Knowledge not circularity is key to determining sham transactions

Goodwood was asked to facilitate the purchase of fuel oil from BMS to SPPL because the latter did not have a trading credit limit with BMS. As an intermediary of this purported trade, Goodwood received from BMS, ITT certificates curiously issued by SPPL confirming that the fuel oil transacted had been physically transferred on the vessel. Goodwood also received cargo release notices on SPPL’s letterhead which represented that the fuel oil traded was held in SPPL’s lawful possession.

This meant that at the time Goodwood was purporting to sell the goods to SPPL it would have known that the trade was circular with SPPL being involved somewhere earlier in the chain.

It transpired that not only were the Goodwood-SPPL contracts part of a circular chain of transactions starting with BMS but more importantly that the fuel oil was actually owned by Glencore and not by any of the six parties in the chain.  

In other words, the transaction appears designed to facilitate the movement of money to various parties in a chain with no actual corresponding delivery of goods. More akin to a loan, BMS would kickstart the loan by “lending” UA on Day 1 for the purported trade at a price of $445/ MT and on Day 30, BMS would receive repayment of its “loan” at US$460/ MT. When Taigu could not pay SPPL, the circular financing scheme unravelled with SPPL contesting its liability to pay Goodwood as the transactions were a sham. The Court held that the transaction was not a sham because a sham transaction required a common intention to mislead. Goodwood could not be said to have known that the structure was indeed a financing arrangement or that it was not receiving and passing good title (i.e., the cargo was owned by a third party).

In seeking to justify its non-payment, SPPL raised various peculiarities of the structure including the lack of negotiations, unsigned contracts, price anomalies and the absence of specific details of the fuel oil being sold. In addition, SPPL alleged that Goodwood knew that the supporting documents it issued, i.e., the ITT Certificates and the cargo release notices, were falsified. The Court rejected all these arguments on account of the credit sleeving nature of the transaction whereby Goodwood’s role was only to act as a pass through “sleeve” rather than to take delivery of the cargo. Critically, the Court found that Goodwood had no reason to doubt SPPL’s representations in their certificates and in any case had no ability to verify this information. As such, SPPL was held liable to Goodwood.

This could be a key distinguishing factor when looking at other cases of credit sleeving. 
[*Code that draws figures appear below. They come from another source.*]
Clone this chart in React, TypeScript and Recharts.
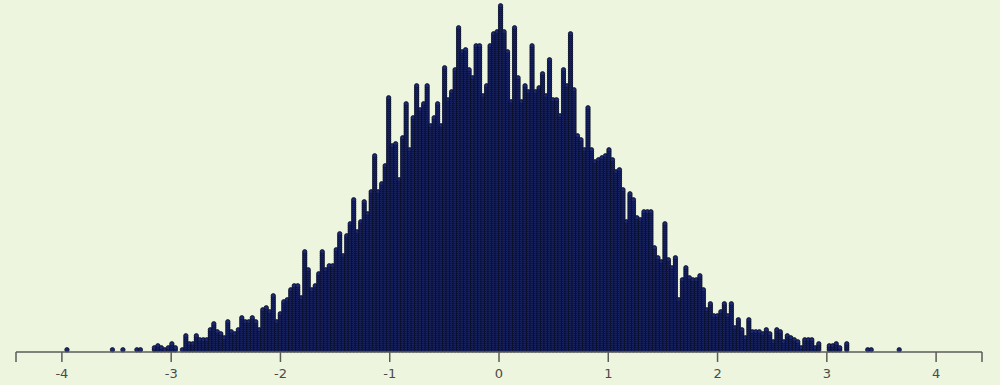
import { Bar, ComposedChart, XAxis, YAxis } from 'recharts';

// histogram bins: 240 bins of width 0.032 starting at -4
const BIN_START = -4;
const BIN_WIDTH = 0.032;

// dot counts per bin (left tail -> right tail)
const countsLeftTail = [
  0, 1, 0, 0, 0, 0, 0, 0, 0, 0,
  0, 0, 0, 0, 1, 0, 0, 1, 0, 0,
  0, 1, 1, 0, 0, 0, 2, 3, 2, 1,
  2, 4, 2, 0, 1, 8, 4, 4, 8, 6,
  6, 6, 11, 14, 10, 9, 7, 15, 10, 9,
  11, 17, 15, 15, 17, 15, 11, 21, 22, 20,
];
const countsLeftBody = [
  28, 15, 19, 25, 26, 31, 33, 33, 27, 50,
  41, 31, 33, 39, 50, 41, 43, 43, 51, 59,
  48, 58, 64, 76, 60, 65, 75, 69, 80, 98,
  80, 84, 93, 127, 103, 104, 86, 107, 124, 101,
  117, 133, 121, 124, 133, 113, 117, 124, 113, 142,
  126, 130, 141, 162, 150, 151, 141, 137, 153, 153,
];
const countsRightBody = [
  128, 133, 153, 159, 160, 173, 160, 150, 125, 162,
  137, 125, 133, 130, 153, 130, 132, 139, 128, 146,
  126, 126, 118, 141, 133, 159, 131, 108, 106, 101,
  122, 101, 95, 96, 97, 98, 101, 96, 90, 91,
  81, 65, 79, 76, 67, 66, 70, 70, 70, 52,
  47, 45, 64, 46, 42, 47, 26, 36, 42, 37,
];
const countsRightTail = [
  36, 36, 38, 31, 21, 24, 18, 18, 20, 24,
  18, 24, 12, 16, 11, 7, 16, 10, 10, 10,
  9, 11, 9, 5, 11, 10, 5, 8, 7, 6,
  5, 2, 6, 6, 6, 2, 4, 0, 0, 3,
  3, 4, 2, 0, 4, 0, 0, 0, 0, 0,
  1, 1, 0, 0, 0, 0, 0, 0, 0, 1,
];

const TICKS = [-4.42, -4, -3, -2, -1, 0, 1, 2, 3, 4, 4.42];

const counts = [...countsLeftTail, ...countsLeftBody, ...countsRightBody, ...countsRightTail];
const data = counts.map((n, i) => ({ x: BIN_START + BIN_WIDTH * (i + 0.5), n }));

const R = 2.2;

function DotColumn(props: any) {
  const { x, y, width, height, payload } = props;
  const n = payload?.n ?? 0;
  if (!n || !height || height <= 0) return <g />;
  const step = height / n;
  const cx = x + width / 2;
  const base = y + height;
  return (
    <g>
      {Array.from({ length: n }, (_, k) => (
        <circle
          key={k}
          cx={cx}
          cy={base - R - step * k}
          r={R}
          fill="#1c2870"
          stroke="#080c22"
          strokeWidth={0.8}
        />
      ))}
    </g>
  );
}

export default function App() {
  return (
    <div
      style={{
        position: 'absolute',
        left: 0,
        top: 0,
        width: 1000,
        height: 385,
        background: '#edf5df',
      }}
    >
      <ComposedChart width={1000} height={385} data={data} margin={{ top: 0, right: 18, bottom: 0, left: 16 }}>
        <XAxis
          type="number"
          dataKey="x"
          domain={[-4.42, 4.42]}
          ticks={TICKS}
          allowDataOverflow
          height={33}
          tickSize={10}
          tickMargin={7}
          interval={0}
          tickFormatter={(v: number) => (Number.isInteger(v) ? String(v) : '')}
          axisLine={{ stroke: '#5a5a5a', strokeWidth: 1.5 }}
          tickLine={{ stroke: '#5a5a5a', strokeWidth: 1.5 }}
          tick={{ fill: '#4a4a4a', fontSize: 13, fontFamily: 'DejaVu Sans' }}
        />
        <YAxis hide domain={[0, 176]} />
        <Bar dataKey="n" barSize={4} isAnimationActive={false} shape={DotColumn} />
      </ComposedChart>
    </div>
  );
}
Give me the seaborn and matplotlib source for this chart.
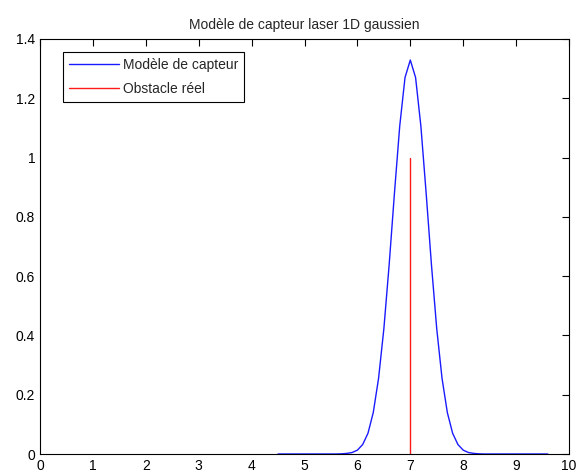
import matplotlib
matplotlib.use("Agg")
import matplotlib.pyplot as plt
import seaborn as sns

# Data
x_sensor = [round(4.5 + 0.1 * i, 1) for i in range(52)]
y_sensor = [0.0] * 12 + [
    0.0006, 0.002, 0.005, 0.013, 0.032, 0.070, 0.140, 0.255, 0.422, 0.638, 0.879, 1.106, 1.270,
    1.329,
    1.270, 1.106, 0.879, 0.638, 0.422, 0.255, 0.140, 0.070, 0.032, 0.013, 0.005, 0.002, 0.0006,
]
y_sensor = y_sensor + [0.0] * (len(x_sensor) - len(y_sensor))
x_obstacle = [7, 7]
y_obstacle = [0, 1]
x_ticks = [0, 1, 2, 3, 4, 5, 6, 7, 8, 9, 10]
y_ticks = [0, 0.2, 0.4, 0.6, 0.8, 1, 1.2, 1.4]
y_ticklabels = ["0", "0.2", "0.4", "0.6", "0.8", "1", "1.2", "1.4"]

sns.set_style("white")
plt.rcParams['font.family'] = ['Liberation Sans', 'DejaVu Sans']

W, H = 576, 475
fig = plt.figure(figsize=(W / 100, H / 100), dpi=100)
ax = fig.add_axes([40 / W, 1 - 454 / H, (569 - 40) / W, (454 - 39) / H])

sns.lineplot(x=x_sensor, y=y_sensor, ax=ax, color="#1a1aff", linewidth=1.0,
             label="Modèle de capteur", sort=False, estimator=None)
sns.lineplot(x=x_obstacle, y=y_obstacle, ax=ax, color="#ff1a1a", linewidth=1.0,
             label="Obstacle réel", sort=False, estimator=None)

ax.set_xlim(0, 10)
ax.set_ylim(0, 1.4)
ax.set_xticks(x_ticks)
ax.set_xticklabels([str(t) for t in x_ticks])
ax.set_yticks(y_ticks)
ax.set_yticklabels(y_ticklabels)
ax.tick_params(direction="in", length=5, width=0.8, top=True, right=True,
               labelsize=10, pad=3.5, colors="black")
for s in ax.spines.values():
    s.set_color("black")
    s.set_linewidth(0.8)
ax.set_title("Modèle de capteur laser 1D gaussien", fontsize=10, pad=7)

leg = ax.legend(loc="upper left", fontsize=10, frameon=True, fancybox=False,
                edgecolor="black", handlelength=3.6, borderpad=0.43,
                labelspacing=0.7, handletextpad=0.3, borderaxespad=0.0,
                bbox_to_anchor=(0.0435, 0.9687), framealpha=1)
leg.get_frame().set_linewidth(0.8)

fig.savefig("out.png", dpi=100)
Letting the loss fall on the wrongdoer

In arriving at its decision, the Court distinguished another case involving circular transactions (BWG v BWF [2020] 1 SLR 1296), which found on rather similar facts that BWG as orchestrator of the sham transaction could not rely on its own wrong to enforce payment against an intermediary trader. The reason why the Court took a different position in BWG than in Goodwood was because of the knowledge attributed to the party seeking to enforce the sham contract. Unlike BWG, Goodwood was not in the position of performing the role of the “lender” (which was BMS).  More importantly, it was BWG who played a primary role in orchestrating the arrangement, introducing false shipping documentation, and at the same time seeking court redress to get repayment from BWF. It is therefore unsurprising that the Court found that BWG must have known that the trading arrangement was not a bona fide sale but a disguised loan. In contrast, here it was SPPL and not Goodwood that falsified the shipping documentation.

Without visibility of the full trade chain or the goods, intermediary sleeve traders run the risk of their trades being challenged as sham transactions, designed not for the sale of goods but to disguise financing. The allegation of circularity carries with it different consequences depending on the context – circular trades between traders might be uncontroversial but different standards might be expected when presenting a claim to a bank under a letter of credit or a claim to an insurer insuring credit defaults from the physical delivery of goods.